I had a couple hundred riding partners for a few hours leaving Villach. It seems there was some sort of event in which they closed off the road around a large lake, and we rolled for hours, the road to ourself! It was a lot of fun!
I was nervous to enter Slovenia. It is the beginning of a distinct cultural region which I am unfamiliar with. The language I nothing concerning, and can read nothing. I only spent three days in Slovenia, but I already feel comfortable, and will, I think, until I hit Turkey. I can say though, from the three phrases I have failed to remember, that it has something of Russian, Austrian, French, and Italian. Definitely Latin based, but in this case it is not helpful.
Climbing out of Austria into Slovenia was the hardest cycling, far and away, that I have ever done. The roads are not graded, really, so there was a lot of 15% or so, which I dragged my 100 pound bike up by some miracle. I must admit that I exceeded what I thought were my physical limitations without hurting myself. I would have been subject to pitying myself a lot more, but there was no one around to sympathize with me, and there was no getting around it, I needed to get through these mountains, there was nothing for it. I was dismayed as I rounded each corner though- the steep, winding curves just kept coming. That’s what I like about corners though- what is out of sight is out of mind, amd the journey is broken into little pieces, buffered by suspense. Good camping.

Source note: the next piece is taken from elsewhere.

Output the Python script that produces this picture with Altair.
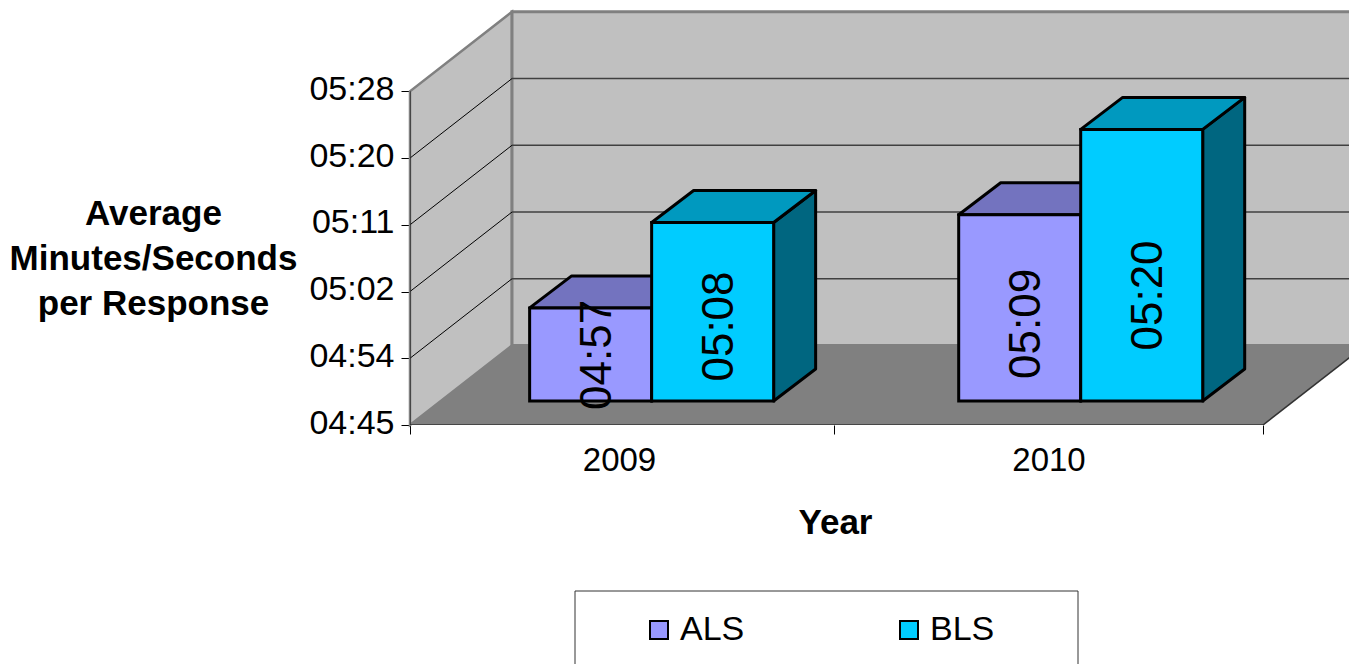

I have been climbing steep hills on the daily for the last four days, in fact. Slovenia and Croatia are hilly. Today I was gunning for Zagreb, and it was a long one. This was in part to my being turned away at the border. I rolled up, pulled my passport out, took off my glasses, and the guard asked me where I was from.
“United States,” I say.
“Where did you start?”
“You cannot cross here.”
“This point is for EU members only.”
At this point another guard, more amiable and with a better handle on English steps in. “This point is for EU members only. I would recommend that you go back into Dobova and take a train. It is the only way to get across with your bike.”
“So… can I ride my bike through Croatia?”
“But I can’t ride on this road.”
“No. The nearest point is North, but it would be two hours by bike at least. I would just take the train.”
I must have had a questioning look on my face. I have a very difficult time with rules that make no sense whatsoever. He implored me that what he was saying was true. “Go swim for two hours, then take the train.” Pipes in another guard.
Dismayed and a little upset, I turn around. Immediately I turn North. I fully intended, I will admit, to cross through a farm or something if I could. I found a road along the border, and soon realized that there was a river inbetween Slovenia and Croatia. There is also a wicked looking barbed wire fence…
There is a little village called Rakovec that has a border crossing about 5 kilometers North. Worth a shot! I roll up to this much smaller station and the gate raises. A police officer comes out of the booth.
“Can I cross here?”
The man laughs at my English and replies, “Probably not.” I hand him my passport and he rifles through it, as if searching for something. There is nothing but a Russian visa and an indiscernible Portuguese stamp.
“Where are you going?”
“No, next, Zagreb?”
“Yes.” I knew what he was asking, but I made sure he knew the scope of my trip. An older lady smoking a cigarette comes out and they rapidly converse in Slovak. They both re-enter the booth with my passport, bidding me wait. I sit there, patiently, trying to look charming. BOOM! I smile involuntarily. That, my friends, is the sound of a stamp. BOOM! Stamp number two. The man comes out with my passport and says that they weren’t supposed to let me through, but the next pointnis 20 kilometers away and up a big hill (I think this guy might cycle). I thank him profusely and cross the bridge, victorious! I couldn’t help smiling at the fortunate and very human interaction. What reasonable folks! I am grateful. I am glad to be inside tonight, for it is storming right now. This hostel has a bar, and is run by a very fun Australian chap. Bunch of partiers here, a lot of North Americans and English and Aussies. It was a nightmare getting into Zagreb, hopefully it will be easier getting out!